My dear, the garishness! Bright orange, purple, lurid yellow... it's enough to make anyone long for the days of a discreet livery of navy, red and perhaps a touch of silver. If you weren't feeling queasy before you got onboard, the combination of lime green uniforms and a £10 gin and tonic should do the job. Pass the sick bag – oh no, that's right, there aren't any.
It's all very well paying £3.99 for your flight to Stockholm, but you won't be feeling so clever when you land in a field in the middle of nowhere, surrounded by lakes and forests, with no capital city in sight. Add on the taxes, extra charges and an hour and a half taxi ride into town and suddenly the national carrier flying to the main airport is looking like a pretty good deal. Especially when you factor in the professional service and free prawn sandwich you would have got...
Ah, the joys of the online no-frills airline booking procedure... First off, you have not got a choice: you can only book via the internet (the chances of finding a real live human to book with are about as high you being able to travel on one of the special offer days). You've then got to navigate the site without accidentally hiring a car, paying for golf clubs or adopting a small child. By the time you remember to print out your boarding pass within the correct time period, you're in serious need of a holiday...
The recent story about a certain airline which gave a man a sandwich and a drink after he suffered a cardiac arrest – and then charged him for it – just about sums up the no-frills airline attitude to catering. It's all about the money, money, money. So, three letters for you: B.Y.O.
Seriously, what is up with people who pay for speedy boarding? You haven't spent enough on extra taxes, credit card charges, baggage fees? Sure, whack on another hefty charge while you're at it, just so you can stand in the front of the queue and feel superior. The plane's not going anywhere until the povs at the back of the queue are on too, so save the twenty quid – you'll need it to pay for your cheese sandwich on board.
No, no, we don't really need to take anything with us on our holiday, honestly. We may be going to Norway for two weeks in January, but a toothbrush, t-shirt and a pair of flip-flops will do us just fine. The book, nappies, wet wipes and baby food ? No problem, they'll slip right into the one bag too, that's fine, don't need them at all, yes stick them in the overhead locker miles away from my seat, too. Marvellous.
Remember in the old days when the seat in front of you had a pocket you could stow your bits and pieces, magazines, bottle of water etc, instead of having to strew them all over the floor? They might be saving space and weight, but when your three-year-old starts projectile vomiting and the seat belt sign's on, suddenly a seat pocket full of sick bags makes a lot of sense. Ah, sweet revenge...
Jeez, there's nothing like 29" legroom pitch and a non-reclining seat back to force you to practice your yoga moves.
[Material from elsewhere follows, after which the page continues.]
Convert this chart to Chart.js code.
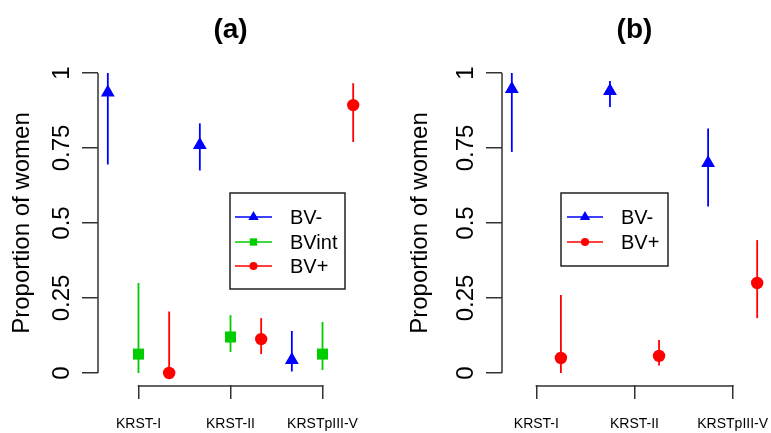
<!DOCTYPE html>
<html>
<head>
<meta charset="utf-8">
<script src="https://cdn.jsdelivr.net/npm/chart.js@4.4.1/dist/chart.umd.min.js"></script>
<style>
  html, body { margin: 0; padding: 0; background: #fff; overflow: hidden; }
  #wrap { position: relative; width: 771px; height: 433px; }
  canvas { position: absolute; top: 0; }
  #chartA { left: 0; }
  #chartB { left: 385px; }
</style>
</head>
<body>
<div id="wrap">
  <canvas id="chartA" width="385" height="433"></canvas>
  <canvas id="chartB" width="386" height="433"></canvas>
</div>
<script>
const categories = ["KRST-I", "KRST-II", "KRSTpIII-V"];
const yTicks = [0, 0.25, 0.5, 0.75, 1];
const yTickLabels = ["0", "0.25", "0.5", "0.75", "1"];

// panel (a)
const aMinus   = [0.935, 0.76, 0.043];
const aMinusLo = [0.695, 0.675, 0.005];
const aMinusHi = [1.0, 0.832, 0.14];
const aInt     = [0.063, 0.12, 0.063];
const aIntLo   = [0.0, 0.07, 0.01];
const aIntHi   = [0.30, 0.193, 0.17];
const aPlus    = [0.0, 0.113, 0.893];
const aPlusLo  = [0.0, 0.063, 0.77];
const aPlusHi  = [0.205, 0.183, 0.966];

// panel (b)
const bMinus   = [0.947, 0.94, 0.70];
const bMinusLo = [0.737, 0.887, 0.555];
const bMinusHi = [1.0, 0.973, 0.815];
const bPlus    = [0.05, 0.057, 0.30];
const bPlusLo  = [0.0, 0.025, 0.183];
const bPlusHi  = [0.26, 0.11, 0.443];

const FONT = "'Liberation Sans', Arial, sans-serif";
const AXIS_COLOR = "#333";
const BLUE = "#0000ff", GREEN = "#00cd00", RED = "#ff0000";

// vertical CI lines behind the points
const errorBars = {
  id: "errorBars",
  beforeDatasetsDraw(chart) {
    const ctx = chart.ctx;
    const y = chart.scales.y;
    chart.data.datasets.forEach((ds, i) => {
      chart.getDatasetMeta(i).data.forEach((pt, j) => {
        ctx.save();
        ctx.strokeStyle = ds.borderColor;
        ctx.lineWidth = 1.8;
        ctx.beginPath();
        ctx.moveTo(pt.x, y.getPixelForValue(ds.errLo[j]));
        ctx.lineTo(pt.x, y.getPixelForValue(ds.errHi[j]));
        ctx.stroke();
        ctx.restore();
      });
    });
  }
};

// R-style axis lines that only span the ticks, plus panel title and legend box
const rDecor = {
  id: "rDecor",
  afterDraw(chart, args, opts) {
    const ctx = chart.ctx;
    const x = chart.scales.x, y = chart.scales.y;
    const area = chart.chartArea;
    ctx.save();
    ctx.strokeStyle = AXIS_COLOR;
    ctx.lineWidth = 1.5;
    ctx.beginPath();
    ctx.moveTo(area.left, y.getPixelForValue(yTicks[0]));
    ctx.lineTo(area.left, y.getPixelForValue(yTicks[yTicks.length - 1]));
    const xt = x.ticks;
    ctx.moveTo(x.getPixelForValue(xt[0].value) - 0.75, area.bottom + 1);
    ctx.lineTo(x.getPixelForValue(xt[xt.length - 1].value) + 0.75, area.bottom + 1);
    ctx.stroke();

    ctx.fillStyle = "#000";
    ctx.font = "bold 28px " + FONT;
    ctx.textAlign = "center";
    ctx.textBaseline = "middle";
    ctx.fillText(opts.title, (area.left + area.right) / 2, 30);

    const lg = opts.legend;
    ctx.strokeStyle = "#222";
    ctx.lineWidth = 1.5;
    ctx.strokeRect(lg.left, lg.top, lg.right - lg.left, lg.bottom - lg.top);
    ctx.font = "20px " + FONT;
    ctx.textAlign = "left";
    chart.data.datasets.forEach((ds, i) => {
      const ry = lg.rows[i];
      ctx.strokeStyle = ds.borderColor;
      ctx.fillStyle = ds.backgroundColor;
      ctx.lineWidth = 1.5;
      ctx.beginPath();
      ctx.moveTo(lg.lineFrom, ry);
      ctx.lineTo(lg.lineTo, ry);
      ctx.stroke();
      Chart.helpers.drawPoint(ctx, {
        pointStyle: ds.pointStyle, radius: ds.legendRadius, rotation: 0, borderWidth: 0
      }, (lg.lineFrom + lg.lineTo) / 2, ry);
      ctx.fillStyle = "#000";
      ctx.fillText(ds.label, lg.textX, ry + 1);
    });
    ctx.restore();
  }
};

function makePanel(canvasId, title, series, geom) {
  const n = series.length;
  const last = categories.length * n;
  const pad = 0.04 * (last - 1);
  const datasets = series.map((s, j) => ({
    label: s.label,
    data: s.values.map((v, i) => ({ x: i * n + j + 1, y: v })),
    errLo: s.lo,
    errHi: s.hi,
    borderColor: s.color,
    backgroundColor: s.color,
    pointStyle: s.style,
    pointRadius: s.radius,
    legendRadius: s.legendRadius,
    pointBorderWidth: 0,
    showLine: false
  }));

  return new Chart(document.getElementById(canvasId), {
    type: "scatter",
    data: { datasets },
    plugins: [errorBars, rDecor],
    options: {
      responsive: false,
      animation: false,
      layout: {
        autoPadding: false,
        padding: { left: 0, right: geom.padRight, top: 61, bottom: 0 }
      },
      plugins: {
        legend: { display: false },
        tooltip: { enabled: false },
        rDecor: { title, legend: geom.legend }
      },
      scales: {
        x: {
          type: "linear",
          min: 1 - pad,
          max: last + pad,
          afterBuildTicks: sc => {
            sc.ticks = categories.map((c, i) => ({ value: i * n + (n + 1) / 2 }));
          },
          afterFit: sc => {
            sc.height = 48;
            sc.paddingLeft = 0;
            sc.paddingRight = 0;
          },
          border: { display: false },
          grid: {
            drawOnChartArea: false, drawTicks: true, tickLength: 14,
            color: AXIS_COLOR, lineWidth: 1.5
          },
          ticks: {
            autoSkip: false, maxRotation: 0, padding: 17,
            color: "#000", font: { family: FONT, size: 14 },
            callback: (v, i) => categories[i]
          }
        },
        y: {
          min: -0.04,
          max: 1.04,
          afterBuildTicks: sc => { sc.ticks = yTicks.map(v => ({ value: v })); },
          afterFit: sc => {
            sc.width = geom.axisLeft;
            sc.paddingTop = 0;
            sc.paddingBottom = 0;
          },
          border: { display: false },
          grid: {
            drawOnChartArea: false, drawTicks: true, tickLength: 16,
            color: AXIS_COLOR, lineWidth: 1.5
          },
          ticks: {
            minRotation: 90, maxRotation: 90, crossAlign: "center", padding: -4,
            color: "#000", font: { family: FONT, size: 24 },
            callback: (v, i) => yTickLabels[i]
          },
          title: {
            display: true, text: "Proportion of women", color: "#000",
            font: { family: FONT, size: 24 }, padding: { top: geom.titlePad, bottom: 0 }
          }
        }
      }
    }
  });
}

makePanel("chartA", "(a)", [
  { label: "BV-", values: aMinus, lo: aMinusLo, hi: aMinusHi, color: BLUE, style: "triangle", radius: 8, legendRadius: 6 },
  { label: "BVint", values: aInt, lo: aIntLo, hi: aIntHi, color: GREEN, style: "rect", radius: 7.8, legendRadius: 5.2 },
  { label: "BV+", values: aPlus, lo: aPlusLo, hi: aPlusHi, color: RED, style: "circle", radius: 6.2, legendRadius: 4 }
], {
  axisLeft: 98, padRight: 22, titlePad: 8,
  legend: { left: 230, top: 193, right: 345, bottom: 289, rows: [217, 242, 266], lineFrom: 235, lineTo: 272, textX: 290 }
});

makePanel("chartB", "(b)", [
  { label: "BV-", values: bMinus, lo: bMinusLo, hi: bMinusHi, color: BLUE, style: "triangle", radius: 8, legendRadius: 6 },
  { label: "BV+", values: bPlus, lo: bPlusLo, hi: bPlusHi, color: RED, style: "circle", radius: 6.2, legendRadius: 4 }
], {
  axisLeft: 117, padRight: 4, titlePad: 21,
  legend: { left: 176, top: 193, right: 283, bottom: 266, rows: [217, 242], lineFrom: 182, lineTo: 218, textX: 236 }
});
</script>
</body>
</html>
Like human origami, we fold our limbs into unnatural shapes and wonder why we can't feel our feet by the end of the flight. And we're relatively normal! What it's like for a 6ft 7" man, or a 7 month pregnant woman with a 20 month old on her 'lap' doesn't bear thinking about...
OK, when you're paying more for your beer than your air fare, you can't expect silver service, but would a smile hurt? We feel for the cabin crew dealing with leery stag weekenders and bitter businessmen whose companies won't cough up for a proper airline, but it would be nice to be treated slightly more like a human being, less like a walking wallet from whom to extract as much cash as possible in a two hour period. Scratch card, perfume, magazine, £2.50 bottle of water, anyone?